During a trip to Los Angeles, California, Chief Rabbi of Iran Rabbi Yehuda Gerami paid a visit to Yeshivas Ohr Elchanan Chabad, and engaged in a lengthy Halachic discussion with Rosh Yeshiva Rabbi Ezra Schochet.
By Anash.org reporter
While visiting the Iranian-American Jewish community of Los Angeles, Chief Rabbi of Iran, Rabbi Yehuda Gerami, paid a visit to Yeshivas Ohr Elchanan Chabad, and engaged in a lengthy Halachic discussion with Rosh Yeshiva Rabbi Ezra Schochet.
35 year old Rabbi Gerami grew up in Teheran, Iran, and learned in yeshivos in Eretz Yisroel and America. Ten years ago, after receiving semicha and his marriage to his Iranian-born wife, he returned to Iran, and began giving shiurim and helping with religious functions. As the religious offices related to kashrus, beis din and mikveh were vacant, Rabbi Gerami gradually assumed one role after another until he was acknowledged as the chief rabbi of Iran.

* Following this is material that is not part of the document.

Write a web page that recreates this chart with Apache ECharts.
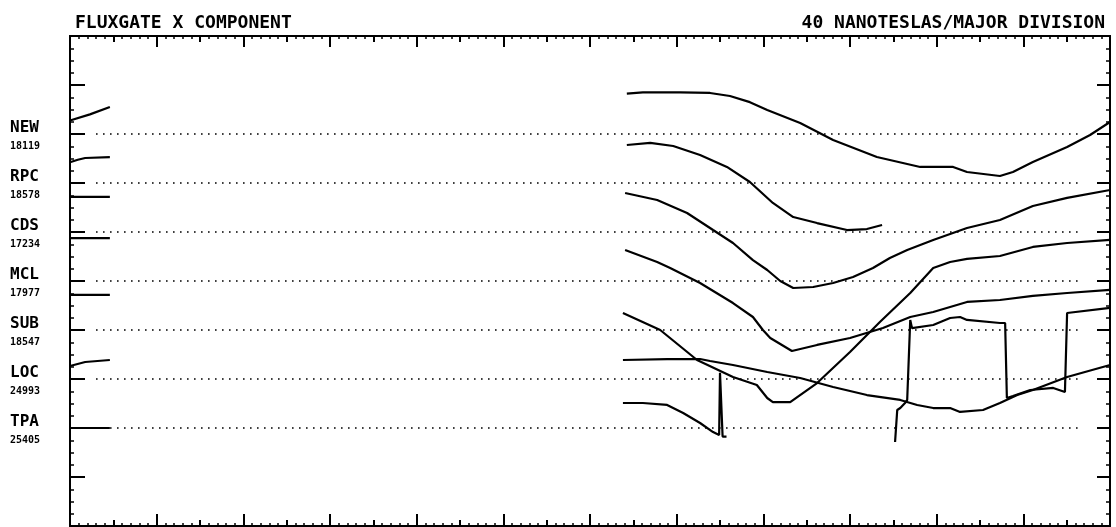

Currently, the Jewish community in Iran numbers approximately 10,000 individuals, mainly concentrated in the cities of Tehran, Shiraz, and Isfahan, The community supports a network of government-sanctioned religious services, including shuls, yeshivos, kollelim, shechitah, mikvaos, and training for mohelim.
In recent days, the Chief Rabbi has been paying a visit to Los Angeles, California. The greater Los Angeles area is the home to the largest diaspora of Iranian Jewry, who fled there after the 1979 Iranian Revolution. During his stay, he visited the Persian shuls and Chabad Houses in the area, and also was welcomed into the city’s Chabad schools.
The Chief Rabbi was accompanied on his visits by Iranian-born Shliach Rabbi Danny Yiftach, who heads Chabad of Marina del Rey in Los Angeles, California, and is active in outreach within the Iranian-American Jewish community.
On his visit to YOEC, Rabbi Gerami was given a tour of the entire yeshiva complex, including the Beis Medrash and Mesivta, the dormitory, mikvah. Rabbi Gerami expressed much interest in the going-ons in the yeshiva, and was delighted to find bochur Chaim Chitrik, son of his close friend Istanbul Shliach Rabbi Mendy Chitrik, among the students.
Rabbi Gerami was then greeted by Rosh Yeshiva Rabbi Schochet, and the two sat down for a lengthy discussion on halachic questions that had recently arisen, Jewish life in Iran and Los Angeles, and the holy work being done by both of them, each in their own way, to bring Yiddishkeit to future generations.